_Entries supplied:_
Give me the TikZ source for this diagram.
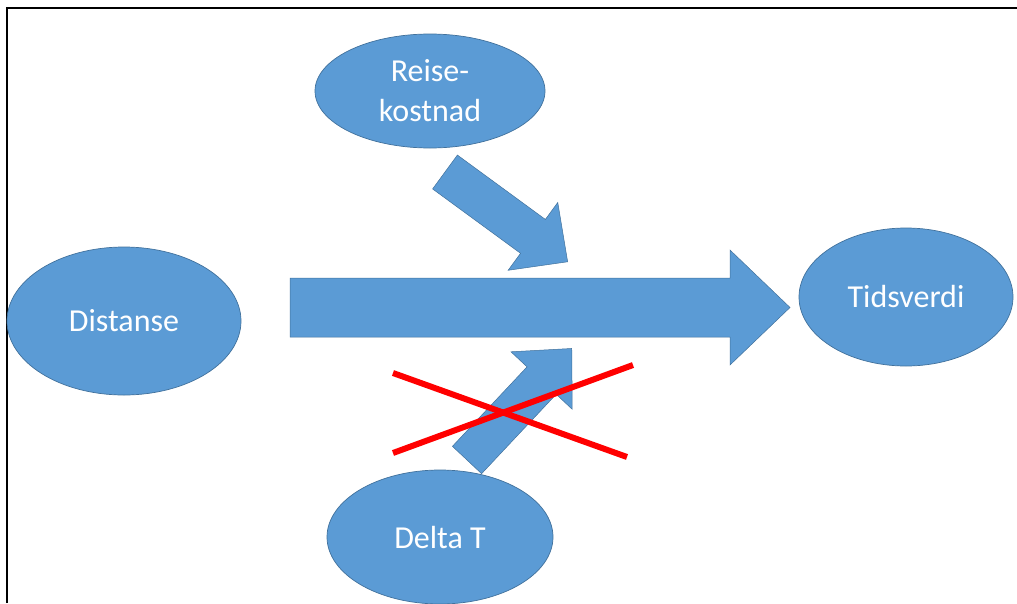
\documentclass[tikz,border=0pt]{standalone}
\usepackage{fontspec}
\setmainfont{Carlito}
\usetikzlibrary{shapes.geometric}

\definecolor{pblue}{HTML}{5B9BD5}
\definecolor{pedge}{HTML}{41719C}

\tikzset{
  oval/.style={ellipse, fill=pblue, draw=pedge, line width=0.7pt, text=white,
    font=\fontsize{32}{40}\selectfont, align=center, inner sep=0pt},
  blk/.style={fill=pblue, draw=pedge, line width=0.5pt},
  cross/.style={red, line width=6pt}
}

% block arrow: start, angle, length, shaft half width, head half width, head length
\newcommand{\blockarrow}[6]{%
  \draw[blk, shift={(#1)}, rotate=#2] (0,-#4) -- ({#3-#6},-#4) -- ({#3-#6},-#5) -- (#3,0)
    -- ({#3-#6},#5) -- ({#3-#6},#4) -- (0,#4) -- cycle;}

\begin{document}
\begin{tikzpicture}[x=1pt,y=-1pt]
        \useasboundingbox (0,0) rectangle (1017,603);
        \draw[line width=2pt] (7,603) -- (7,8) -- (1017,8);

        \node[oval, minimum width=230, minimum height=114] (reise) at (430,91) {Reise-\\kostnad};
        \node[oval, minimum width=234, minimum height=148] (dist) at (124,321) {Distanse};
        \node[oval, minimum width=214, minimum height=138] (tid) at (906,297) {Tidsverdi};
        \node[oval, minimum width=226, minimum height=134] (delta) at (440,537) {Delta T};

        \coordinate (mainstart) at (290,307.5);
        \coordinate (topstart) at (445,172);
        \coordinate (botstart) at (467,460);

        \blockarrow{mainstart}{0}{500}{29.5}{57.5}{60}
        \blockarrow{topstart}{-36.2}{152}{21}{42}{43}
        \blockarrow{botstart}{46.8}{153}{20}{42}{44}

        \coordinate (xa) at (393,373);
        \coordinate (xb) at (627,457);
        \coordinate (xc) at (393,453);
        \coordinate (xd) at (633,365);
        \draw[cross] (xa) -- (xb);
        \draw[cross] (xc) -- (xd);
    \end{tikzpicture}
\end{document}
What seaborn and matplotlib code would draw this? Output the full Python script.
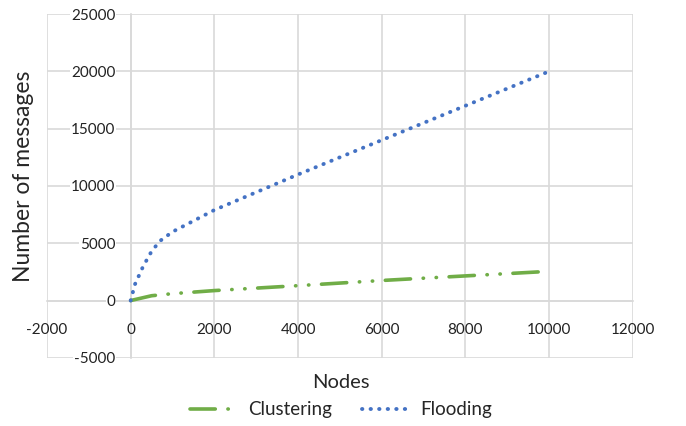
import numpy as np
import pandas as pd
import seaborn as sns
import matplotlib.pyplot as plt

nodes_clu = [0, 500, 1000, 2000, 4000, 6000, 8000, 10000]
clustering = [0, 420, 600, 870, 1300, 1750, 2150, 2550]
nodes_flo = [0, 100, 300, 500, 700, 1000, 2000, 4000, 6000, 8000, 10000]
flooding = [0, 1400, 3000, 4300, 5200, 6000, 7900, 11000, 14000, 17000, 20000]

x_ticks = [-2000, 0, 2000, 4000, 6000, 8000, 10000, 12000]
y_ticks = [-5000, 0, 5000, 10000, 15000, 20000, 25000]

sns.set_style("white")
plt.rcParams['font.family'] = ['Lato', 'DejaVu Sans']
plt.rcParams['axes.unicode_minus'] = False

fig = plt.figure(figsize=(6.86, 4.26), dpi=100)
ax = fig.add_axes([0.0685, 0.16, 0.854, 0.807])

sns.lineplot(x=nodes_clu, y=clustering, ax=ax, color="#70AD47", lw=2.6,
             linestyle=(0, (7, 3.5, 0.1, 3.5, 0.1, 3.5)),
             dash_capstyle="round", label="Clustering", sort=False)
sns.lineplot(x=nodes_flo, y=flooding, ax=ax, color="#4472C4", lw=2.8,
             linestyle=(0, (0.1, 2.1)),
             dash_capstyle="round", label="Flooding", sort=False)

ax.set_xlim(-2000, 12000)
ax.set_ylim(-5000, 25000)
ax.set_xticks(x_ticks)
ax.set_yticks(y_ticks)
ax.grid(True, color="#D9D9D9", lw=1.2)
ax.set_axisbelow(True)

# axes cross at zero like in excel
for s in ["top", "right"]:
    ax.spines[s].set_visible(False)
ax.spines["left"].set_position(("data", 0))
ax.spines["bottom"].set_position(("data", 0))
for s in ["left", "bottom"]:
    ax.spines[s].set_color("#D9D9D9")
    ax.spines[s].set_linewidth(1.2)
    ax.spines[s].set_zorder(0.5)

ax.tick_params(axis="y", length=0, labelsize=11, pad=11, labelcolor="#222222")
ax.tick_params(axis="x", length=0, labelsize=11, pad=16, labelcolor="#222222")
for t in ax.get_yticklabels():
    t.set_bbox(dict(facecolor="white", edgecolor="none", pad=0.5))
ax.set_xlabel("")
ax.set_ylabel("")

fig.text(24 / 686, 1 - 176 / 426, "Number of messages", rotation=90,
         ha="center", va="center", fontsize=16.5)
fig.text(341 / 686, 1 - 382 / 426, "Nodes", ha="center", va="center", fontsize=14.5)
ax.get_legend().remove()
h, l = ax.get_legend_handles_labels()
fig.legend(h, l, loc="center", bbox_to_anchor=(341 / 686, 1 - 410 / 426), ncol=2,
           frameon=False, fontsize=13.5, handlelength=2.6, columnspacing=1.6,
           handletextpad=0.5, borderaxespad=0)

fig.savefig("out.png", dpi=100)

_Task to carry out:_ Repeat verbatim all the material, but not the pictures.

_Solution to this task:_
Give me the TikZ source for this diagram.
\documentclass[tikz,border=0pt]{standalone}
\usepackage{fontspec}
\setmainfont{Carlito}
\usetikzlibrary{shapes.geometric}

\definecolor{pblue}{HTML}{5B9BD5}
\definecolor{pedge}{HTML}{41719C}

\tikzset{
  oval/.style={ellipse, fill=pblue, draw=pedge, line width=0.7pt, text=white,
    font=\fontsize{32}{40}\selectfont, align=center, inner sep=0pt},
  blk/.style={fill=pblue, draw=pedge, line width=0.5pt},
  cross/.style={red, line width=6pt}
}

% block arrow: start, angle, length, shaft half width, head half width, head length
\newcommand{\blockarrow}[6]{%
  \draw[blk, shift={(#1)}, rotate=#2] (0,-#4) -- ({#3-#6},-#4) -- ({#3-#6},-#5) -- (#3,0)
    -- ({#3-#6},#5) -- ({#3-#6},#4) -- (0,#4) -- cycle;}

\begin{document}
\begin{tikzpicture}[x=1pt,y=-1pt]
        \useasboundingbox (0,0) rectangle (1017,603);
        \draw[line width=2pt] (7,603) -- (7,8) -- (1017,8);

        \node[oval, minimum width=230, minimum height=114] (reise) at (430,91) {Reise-\\kostnad};
        \node[oval, minimum width=234, minimum height=148] (dist) at (124,321) {Distanse};
        \node[oval, minimum width=214, minimum height=138] (tid) at (906,297) {Tidsverdi};
        \node[oval, minimum width=226, minimum height=134] (delta) at (440,537) {Delta T};

        \coordinate (mainstart) at (290,307.5);
        \coordinate (topstart) at (445,172);
        \coordinate (botstart) at (467,460);

        \blockarrow{mainstart}{0}{500}{29.5}{57.5}{60}
        \blockarrow{topstart}{-36.2}{152}{21}{42}{43}
        \blockarrow{botstart}{46.8}{153}{20}{42}{44}

        \coordinate (xa) at (393,373);
        \coordinate (xb) at (627,457);
        \coordinate (xc) at (393,453);
        \coordinate (xd) at (633,365);
        \draw[cross] (xa) -- (xb);
        \draw[cross] (xc) -- (xd);
    \end{tikzpicture}
\end{document}
What seaborn and matplotlib code would draw this? Output the full Python script.
import numpy as np
import pandas as pd
import seaborn as sns
import matplotlib.pyplot as plt

nodes_clu = [0, 500, 1000, 2000, 4000, 6000, 8000, 10000]
clustering = [0, 420, 600, 870, 1300, 1750, 2150, 2550]
nodes_flo = [0, 100, 300, 500, 700, 1000, 2000, 4000, 6000, 8000, 10000]
flooding = [0, 1400, 3000, 4300, 5200, 6000, 7900, 11000, 14000, 17000, 20000]

x_ticks = [-2000, 0, 2000, 4000, 6000, 8000, 10000, 12000]
y_ticks = [-5000, 0, 5000, 10000, 15000, 20000, 25000]

sns.set_style("white")
plt.rcParams['font.family'] = ['Lato', 'DejaVu Sans']
plt.rcParams['axes.unicode_minus'] = False

fig = plt.figure(figsize=(6.86, 4.26), dpi=100)
ax = fig.add_axes([0.0685, 0.16, 0.854, 0.807])

sns.lineplot(x=nodes_clu, y=clustering, ax=ax, color="#70AD47", lw=2.6,
             linestyle=(0, (7, 3.5, 0.1, 3.5, 0.1, 3.5)),
             dash_capstyle="round", label="Clustering", sort=False)
sns.lineplot(x=nodes_flo, y=flooding, ax=ax, color="#4472C4", lw=2.8,
             linestyle=(0, (0.1, 2.1)),
             dash_capstyle="round", label="Flooding", sort=False)

ax.set_xlim(-2000, 12000)
ax.set_ylim(-5000, 25000)
ax.set_xticks(x_ticks)
ax.set_yticks(y_ticks)
ax.grid(True, color="#D9D9D9", lw=1.2)
ax.set_axisbelow(True)

# axes cross at zero like in excel
for s in ["top", "right"]:
    ax.spines[s].set_visible(False)
ax.spines["left"].set_position(("data", 0))
ax.spines["bottom"].set_position(("data", 0))
for s in ["left", "bottom"]:
    ax.spines[s].set_color("#D9D9D9")
    ax.spines[s].set_linewidth(1.2)
    ax.spines[s].set_zorder(0.5)

ax.tick_params(axis="y", length=0, labelsize=11, pad=11, labelcolor="#222222")
ax.tick_params(axis="x", length=0, labelsize=11, pad=16, labelcolor="#222222")
for t in ax.get_yticklabels():
    t.set_bbox(dict(facecolor="white", edgecolor="none", pad=0.5))
ax.set_xlabel("")
ax.set_ylabel("")

fig.text(24 / 686, 1 - 176 / 426, "Number of messages", rotation=90,
         ha="center", va="center", fontsize=16.5)
fig.text(341 / 686, 1 - 382 / 426, "Nodes", ha="center", va="center", fontsize=14.5)
ax.get_legend().remove()
h, l = ax.get_legend_handles_labels()
fig.legend(h, l, loc="center", bbox_to_anchor=(341 / 686, 1 - 410 / 426), ncol=2,
           frameon=False, fontsize=13.5, handlelength=2.6, columnspacing=1.6,
           handletextpad=0.5, borderaxespad=0)

fig.savefig("out.png", dpi=100)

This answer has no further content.